Event Severity=“10” Time="" Type=“TLSPolicyFailure” ID=“0000000000000000” SuppressedEventCount=“0” Reason=“preverification failed” VerifyError=“self signed certificate” Machine="" LogGroup=“default” Roles=“CD,SS”
Event Severity=“10” Time="" Type=“TLSIncomingConnectionThrottlingWarning” ID=“0000000000000000” SuppressedEventCount=“0” PeerIP="" Machine="" LogGroup=“default” Roles=“CD,SS”

Event Severity=“10” Time="" Type=“TLSPolicyFailure” ID=“0000000000000000” SuppressedEventCount=“0” Reason=“preverification failed” VerifyError=“self signed certificate” Machine="" LogGroup=“default” Roles=“CD,SS”
Event Severity=“20” Time="" Type=“N2_AcceptHandshakeError” ID=“0000000000000000” SuppressedEventCount=“0” ErrorCode=“337100934” Message=“certificate verify failed” WhichMeans=“error:1417C086:SSL routines:tl s_process_client_certificate:certificate verify failed” Machine="" LogGroup=“default” Roles=“CD,SS”
Event Severity=“10” Time="" Type=“IncomingConnectionError” ID=“1ec863c4606aedde” Error=“connection_failed” ErrorDescription=“Network connection failed” ErrorCode=“1026” SuppressedEventCount=“1” FromAddress=" " Machine="" LogGroup=“default” Roles=“CD,SS”
Event Severity=“10” Time="" Type=“TLSIncomingConnectionThrottlingWarning” ID=“0000000000000000” SuppressedEventCount=“0” PeerIP="" Machine="" LogGroup=“default” Roles=“CD,SS”
Event Severity=“20” Time="" Type=“SlowSSLoopx100” ID=“d82525c1ce123bfb” Elapsed=“0.102445” Machine="" LogGroup=“default” Roles=“CD,SS”
Event Severity=“10” Time="" Type=“IncomingConnectionError” ID=“044168438e2b724f” Error=“connection_failed” ErrorDescription=“Network connection failed” ErrorCode=“1026” SuppressedEventCount=“0” FromAddress= “” Machine="" LogGroup=“default” Roles=“CD,SS”
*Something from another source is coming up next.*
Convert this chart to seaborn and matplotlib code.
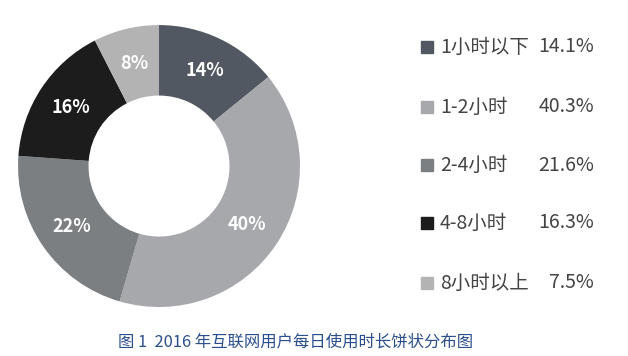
import matplotlib
matplotlib.use("Agg")
import matplotlib.pyplot as plt
import seaborn as sns
from matplotlib.patches import Rectangle

# Data
categories = ['1小时以下', '1-2小时', '2-4小时', '4-8小时', '8小时以上']
shares = [14.1, 40.3, 21.6, 16.3, 7.5]
colors = ['#515861', '#a6a8ab', '#7b7f82', '#1c1c1c', '#b3b3b3']
title = '图 1  2016 年互联网用户每日使用时长饼状分布图'

sns.set_theme(style='white')
plt.rcParams['font.family'] = ['Noto Sans CJK SC', 'DejaVu Sans']

fig = plt.figure(figsize=(6.28, 3.56), dpi=100)
ax = fig.add_axes([0.0287, 0.1376, 0.449, 0.792])

wedges, texts, autotexts = ax.pie(
    shares, colors=colors, startangle=90, counterclock=False,
    autopct=lambda p: f'{p:.0f}%', pctdistance=0.75,
    wedgeprops=dict(width=0.5, edgecolor='none'),
    textprops=dict(color='white', fontsize=13, fontweight='bold'))
ax.set_xlim(-1, 1)
ax.set_ylim(-1, 1)
ax.set_aspect('equal')
ax.axis('off')

# legend drawn by hand: square marker, label, percentage
row_y = [47, 107, 165, 223, 283]
for i, (cat, val, col) in enumerate(zip(categories, shares, colors)):
    yf = 1 - row_y[i] / 356
    fig.patches.append(Rectangle((421 / 628, yf - 6 / 356), 12 / 628, 12 / 356,
                                 transform=fig.transFigure, color=col))
    fig.text(440 / 628, yf, cat, fontsize=14, color='#444444', va='center', ha='left')
    fig.text(594 / 628, yf, f'{val}%', fontsize=14, color='#444444', va='center', ha='right')

fig.text(296 / 628, 1 - 342 / 356, title, fontsize=11.8, color='#2b4f8c',
         ha='center', va='center')

fig.savefig('out.png', dpi=100)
We suspect the reason for these timeouts have something to do with our configuration but would appreciate any insight on why we’re seeing these errors. Thanks!
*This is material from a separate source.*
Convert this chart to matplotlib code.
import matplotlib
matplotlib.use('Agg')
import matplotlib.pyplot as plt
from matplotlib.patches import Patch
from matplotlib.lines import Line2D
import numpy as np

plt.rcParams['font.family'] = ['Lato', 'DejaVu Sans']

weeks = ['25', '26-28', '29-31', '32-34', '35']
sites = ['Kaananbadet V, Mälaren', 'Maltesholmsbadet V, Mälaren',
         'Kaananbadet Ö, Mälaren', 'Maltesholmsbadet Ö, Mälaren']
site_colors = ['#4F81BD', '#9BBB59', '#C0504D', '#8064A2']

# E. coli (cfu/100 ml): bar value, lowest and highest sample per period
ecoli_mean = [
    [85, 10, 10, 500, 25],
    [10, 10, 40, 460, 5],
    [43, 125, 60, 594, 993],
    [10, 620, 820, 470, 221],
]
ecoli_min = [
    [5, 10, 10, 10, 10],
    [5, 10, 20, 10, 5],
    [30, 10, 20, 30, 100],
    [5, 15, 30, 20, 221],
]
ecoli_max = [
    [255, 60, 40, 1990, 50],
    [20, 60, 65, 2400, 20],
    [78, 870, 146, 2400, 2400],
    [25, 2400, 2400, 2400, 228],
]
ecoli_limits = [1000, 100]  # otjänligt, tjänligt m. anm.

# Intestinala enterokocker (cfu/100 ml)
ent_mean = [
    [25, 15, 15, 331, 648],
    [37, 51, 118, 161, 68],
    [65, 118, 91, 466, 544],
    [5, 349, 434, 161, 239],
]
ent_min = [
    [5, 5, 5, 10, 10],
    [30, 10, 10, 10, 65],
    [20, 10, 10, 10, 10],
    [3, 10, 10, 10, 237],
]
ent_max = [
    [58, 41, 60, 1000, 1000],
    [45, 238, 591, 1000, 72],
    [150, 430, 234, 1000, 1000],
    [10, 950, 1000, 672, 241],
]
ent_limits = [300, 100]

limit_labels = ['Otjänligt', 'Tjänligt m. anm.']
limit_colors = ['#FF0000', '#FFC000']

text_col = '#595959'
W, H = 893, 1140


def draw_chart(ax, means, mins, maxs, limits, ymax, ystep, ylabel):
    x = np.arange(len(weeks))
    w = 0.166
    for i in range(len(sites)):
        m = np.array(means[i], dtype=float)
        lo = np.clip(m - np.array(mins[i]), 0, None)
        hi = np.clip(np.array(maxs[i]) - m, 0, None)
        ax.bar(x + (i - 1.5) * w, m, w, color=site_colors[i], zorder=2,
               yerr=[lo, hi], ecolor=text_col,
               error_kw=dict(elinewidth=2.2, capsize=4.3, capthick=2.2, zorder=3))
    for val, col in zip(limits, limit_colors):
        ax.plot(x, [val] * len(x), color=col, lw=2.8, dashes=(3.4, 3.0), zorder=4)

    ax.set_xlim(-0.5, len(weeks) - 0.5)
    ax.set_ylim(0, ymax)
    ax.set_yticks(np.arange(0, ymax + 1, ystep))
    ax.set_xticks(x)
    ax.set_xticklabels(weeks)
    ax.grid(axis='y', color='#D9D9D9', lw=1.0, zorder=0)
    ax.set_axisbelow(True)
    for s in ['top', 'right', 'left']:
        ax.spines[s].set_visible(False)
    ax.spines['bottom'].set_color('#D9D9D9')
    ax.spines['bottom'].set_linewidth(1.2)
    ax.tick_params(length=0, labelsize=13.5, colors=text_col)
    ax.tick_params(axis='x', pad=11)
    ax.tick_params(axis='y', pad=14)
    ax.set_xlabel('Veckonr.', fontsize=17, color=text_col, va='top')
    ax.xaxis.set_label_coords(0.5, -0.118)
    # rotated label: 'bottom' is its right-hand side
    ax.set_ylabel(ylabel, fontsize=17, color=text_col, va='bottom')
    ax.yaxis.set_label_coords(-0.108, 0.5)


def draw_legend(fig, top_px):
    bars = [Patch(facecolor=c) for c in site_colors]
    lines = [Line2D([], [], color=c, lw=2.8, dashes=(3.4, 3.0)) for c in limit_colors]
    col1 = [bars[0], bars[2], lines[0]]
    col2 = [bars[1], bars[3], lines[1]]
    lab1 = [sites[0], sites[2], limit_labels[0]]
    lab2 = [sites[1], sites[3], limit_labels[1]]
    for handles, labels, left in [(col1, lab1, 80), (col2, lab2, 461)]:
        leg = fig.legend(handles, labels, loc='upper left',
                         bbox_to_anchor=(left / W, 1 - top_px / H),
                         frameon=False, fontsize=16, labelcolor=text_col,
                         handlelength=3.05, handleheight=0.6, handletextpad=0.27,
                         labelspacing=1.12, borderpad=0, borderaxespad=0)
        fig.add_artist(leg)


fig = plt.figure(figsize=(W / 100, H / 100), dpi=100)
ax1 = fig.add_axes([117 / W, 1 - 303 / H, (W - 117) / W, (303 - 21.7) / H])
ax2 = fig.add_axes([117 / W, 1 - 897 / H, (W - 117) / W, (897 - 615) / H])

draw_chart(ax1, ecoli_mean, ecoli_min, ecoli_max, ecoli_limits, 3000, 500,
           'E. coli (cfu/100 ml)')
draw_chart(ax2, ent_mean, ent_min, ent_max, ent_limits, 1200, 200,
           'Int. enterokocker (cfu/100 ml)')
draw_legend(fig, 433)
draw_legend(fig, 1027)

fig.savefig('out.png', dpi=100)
Since you’re getting errors about self signed certificates, it’s likely that the root certificate in your certificate chain doesn’t match what’s in the CA cert.

I think 6.2 has a (maybe working?) fdbcli --debug-tls --tls_certificate_path=... --tls_key_path=... --tls_ca_path=... that will print out the certificate data for you.
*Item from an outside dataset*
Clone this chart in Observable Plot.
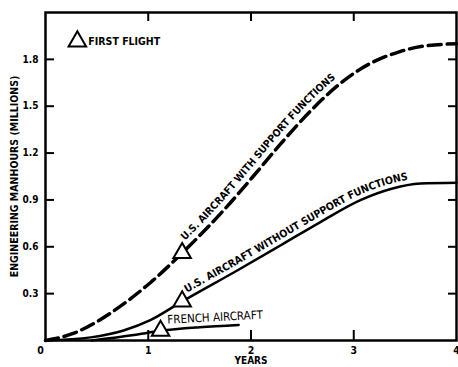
<!DOCTYPE html>
<html><head><meta charset="utf-8">
<script src="https://cdn.jsdelivr.net/npm/d3@7"></script>
<script src="https://cdn.jsdelivr.net/npm/@observablehq/plot@0.6"></script>
<style>
body{margin:0;background:#fff;}
svg{font-family:"Liberation Sans Narrow","DejaVu Sans Condensed",sans-serif;}
</style></head><body><div id="chart"></div>
<script>
// Data
const withYears = [0, 0.27, 0.5, 0.73, 1.02, 1.33, 1.77, 2.02, 2.29, 2.58, 2.84, 3.07, 3.45, 3.68, 4.0];
const withValues = [0, 0.045, 0.12, 0.22, 0.37, 0.56, 0.86, 1.05, 1.26, 1.47, 1.63, 1.74, 1.85, 1.885, 1.90];
const withoutYears = [0, 0.44, 0.76, 1.02, 1.33, 1.87, 2.29, 2.68, 3.07, 3.36, 3.65, 4.0];
const withoutValues = [0, 0.02, 0.064, 0.13, 0.25, 0.45, 0.61, 0.76, 0.90, 0.97, 1.005, 1.01];
const frenchYears = [0.45, 0.86, 1.12, 1.5, 1.88];
const frenchValues = [0, 0.035, 0.062, 0.085, 0.10];
const flightYears = [1.33, 1.33, 1.12];
const flightValues = [0.56, 0.25, 0.062];
const yTicks = [0.3, 0.6, 0.9, 1.2, 1.5, 1.8];
const xTicks = [1, 2, 3, 4];
const xZeroTick = [0];
// curve labels: text, first and last year of the stretch of curve they follow
const curveLabelTexts = ["U.S. AIRCRAFT WITH SUPPORT FUNCTIONS", "U.S. AIRCRAFT WITHOUT SUPPORT FUNCTIONS"];
const curveLabelStart = [1.40, 1.39];
const curveLabelEnd = [2.93, 3.56];
const frenchLabel = ["FRENCH AIRCRAFT"];
const frenchLabelYear = [1.65];
const frenchLabelValue = [0.148];
const legendYears = [0.31];
const legendValues = [1.915];
const legendText = ["FIRST FLIGHT"];

const zip = (xs, ys) => xs.map((x, i) => ({x, y: ys[i]}));
const withData = zip(withYears, withValues);
const withoutData = zip(withoutYears, withoutValues);
const frenchData = zip(frenchYears, frenchValues);
const flights = zip(flightYears, flightValues);
const frenchLab = frenchLabel.map((t, i) => ({t, x: frenchLabelYear[i], y: frenchLabelValue[i]}));
const legend = legendText.map((t, i) => ({t, x: legendYears[i], y: legendValues[i]}));

const FONT = '"Liberation Sans Narrow","DejaVu Sans Condensed",sans-serif';
const chart = Plot.plot({
  width: 458, height: 367,
  marginLeft: 45, marginRight: 2, marginTop: 12, marginBottom: 27,
  style: {fontFamily: FONT, fontSize: "10px", fontWeight: "bold", color: "#000", background: "#fff"},
  x: {domain: [0, 4]},
  y: {domain: [0, 2.1]},
  marks: [
    Plot.axisY({ticks: yTicks, tickSize: 0, tickPadding: 7, tickFormat: d3.format(".1f"), label: null, fontWeight: "bold", fontSize: 10}),
    Plot.axisY({ticks: yTicks, anchor: "left", tickSize: -9, tickFormat: null, text: null, label: null, strokeWidth: 2}),
    Plot.axisY({ticks: yTicks, anchor: "right", tickSize: -9, tickFormat: null, text: null, label: null, strokeWidth: 2}),
    Plot.axisX({ticks: xTicks, tickSize: 0, tickPadding: 6, tickFormat: d3.format("d"), label: null, fontWeight: "bold", fontSize: 10.5}),
    Plot.axisX({ticks: xZeroTick, tickSize: 0, tickPadding: 6, dx: -5, tickFormat: d3.format("d"), label: null, fontWeight: "bold", fontSize: 10.5}),
    Plot.axisX({ticks: [1, 2, 3], anchor: "bottom", tickSize: -10, tickFormat: null, text: null, label: null, strokeWidth: 2}),
    Plot.axisX({ticks: [1, 2, 3], anchor: "top", tickSize: -8, tickFormat: null, text: null, label: null, strokeWidth: 2}),
    Plot.frame({stroke: "#000", strokeWidth: 2.5}),
    Plot.line(withData, {x: "x", y: "y", curve: "monotone-x", stroke: "#000", strokeWidth: 3.5, strokeDasharray: "13,6"}),
    Plot.line(withoutData, {x: "x", y: "y", curve: "monotone-x", stroke: "#000", strokeWidth: 2.5}),
    Plot.line(frenchData, {x: "x", y: "y", curve: "monotone-x", stroke: "#000", strokeWidth: 2.5}),
    Plot.dot(flights, {x: "x", y: "y", symbol: "triangle", r: 6.5, fill: "#fff", stroke: "#000", strokeWidth: 2}),
    Plot.text(frenchLab, {x: "x", y: "y", text: "t", rotate: -3, fontSize: 11.5, fontWeight: "normal", fill: "#000"}),
    Plot.dot(legend, {x: "x", y: "y", symbol: "triangle", r: 6.5, fill: "#fff", stroke: "#000", strokeWidth: 2}),
    Plot.text(legend, {x: "x", y: "y", text: "t", textAnchor: "start", dx: 11, fontSize: 10.5, fontWeight: "bold", fill: "#000"}),
    Plot.text(["ENGINEERING MANHOURS (MILLIONS)"], {frameAnchor: "left", textAnchor: "middle", text: d => d, rotate: -90, dx: -31, fontSize: 10.5, fontWeight: "bold", fill: "#000"}),
    Plot.text(["YEARS"], {frameAnchor: "bottom", text: d => d, dy: 23.5, fontSize: 10, fontWeight: "bold", fill: "#000"})
  ]
});
document.getElementById("chart").appendChild(chart);

// Labels that follow the curves, placed with the plot's own scales
const sx = chart.scale("x"), sy = chart.scale("y");
const NS = "http://www.w3.org/2000/svg";
function curveLabel(data, text, y0, y1, off, len, id) {
  const line = d3.line().x(d => sx.apply(d.x)).y(d => sy.apply(d.y)).curve(d3.curveMonotoneX);
  const tmp = document.createElementNS(NS, "path");
  tmp.setAttribute("d", line(data));
  tmp.setAttribute("fill", "none");
  chart.appendChild(tmp);
  const L = tmp.getTotalLength();
  const pts = [];
  for (let s = 0; s <= L; s += 1.5) {
    const p = tmp.getPointAtLength(s);
    const q = tmp.getPointAtLength(Math.min(L, s + 2));
    const r = tmp.getPointAtLength(Math.max(0, s - 2));
    const dx = q.x - r.x, dy = q.y - r.y, n = Math.hypot(dx, dy) || 1;
    pts.push({px: p.x, x: p.x + off * dy / n, y: p.y - off * dx / n});
  }
  tmp.remove();
  const a = sx.apply(y0), b = sx.apply(y1);
  const sel = pts.filter(p => p.px >= a && p.px <= b);
  const path = document.createElementNS(NS, "path");
  path.setAttribute("id", id);
  path.setAttribute("fill", "none");
  path.setAttribute("stroke", "none");
  path.setAttribute("d", d3.line().x(p => p.x).y(p => p.y).curve(d3.curveBasis)(sel));
  chart.appendChild(path);
  const t = document.createElementNS(NS, "text");
  t.setAttribute("font-size", "10.5");
  t.setAttribute("font-weight", "bold");
  t.setAttribute("font-family", FONT);
  t.setAttribute("text-anchor", "start");
  t.setAttribute("fill", "#000");
  const tp = document.createElementNS(NS, "textPath");
  tp.setAttribute("href", "#" + id);
  tp.setAttributeNS("http://www.w3.org/1999/xlink", "xlink:href", "#" + id);
  tp.setAttribute("startOffset", "0");
  tp.textContent = text;
  t.appendChild(tp);
  chart.appendChild(t);
  // fit the label to the stretch of curve it follows
  const natural = tp.getComputedTextLength();
  if (natural > 0) t.setAttribute("font-size", (10.5 * len / natural).toFixed(2));
}
curveLabel(withData, curveLabelTexts[0], curveLabelStart[0], curveLabelEnd[0], 6, 222, "lab-with");
curveLabel(withoutData, curveLabelTexts[1], curveLabelStart[1], curveLabelEnd[1], 4.5, 250, "lab-without");
</script></body></html>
I have no explanation for how/why process classes would affect this, unless you have an inconsistent TLS configuration across processes, and adding process restrictions removes some of the (misconfigured?) processes that have a different CA cert loaded or accept invalid certificates (Check.Verify=0?). If you have a large number of clients, some of which have the new certificates and some of which don’t, then this is maybe just the case of clients continuously trying to reconnect to the cluster after getting rejected effectively DoS’s FDB processes. Certificate verification is computationally expensive…

Status json has a .cluster.processes.<hash>.network.tls_policy_failures, which gives you the number of connections rejected due to failing certificate verification per second. I’d recommend adding something to your monitoring and alerting to graph the sum of that across all processes to make it easy to identify when you have misconfigured TLS clients that could cause problems for your cluster.

Thank you for the prompt response, @alexmiller. We have a limited amount of clients, far less than the usual load we have in our other clusters.

We are running this cluster on smaller machines (than our usual ones) which is why what you said about “Certificate verification is computationally expensive” catches my eye.

Nevertheless, will verify the root certificate and post here. Thanks again!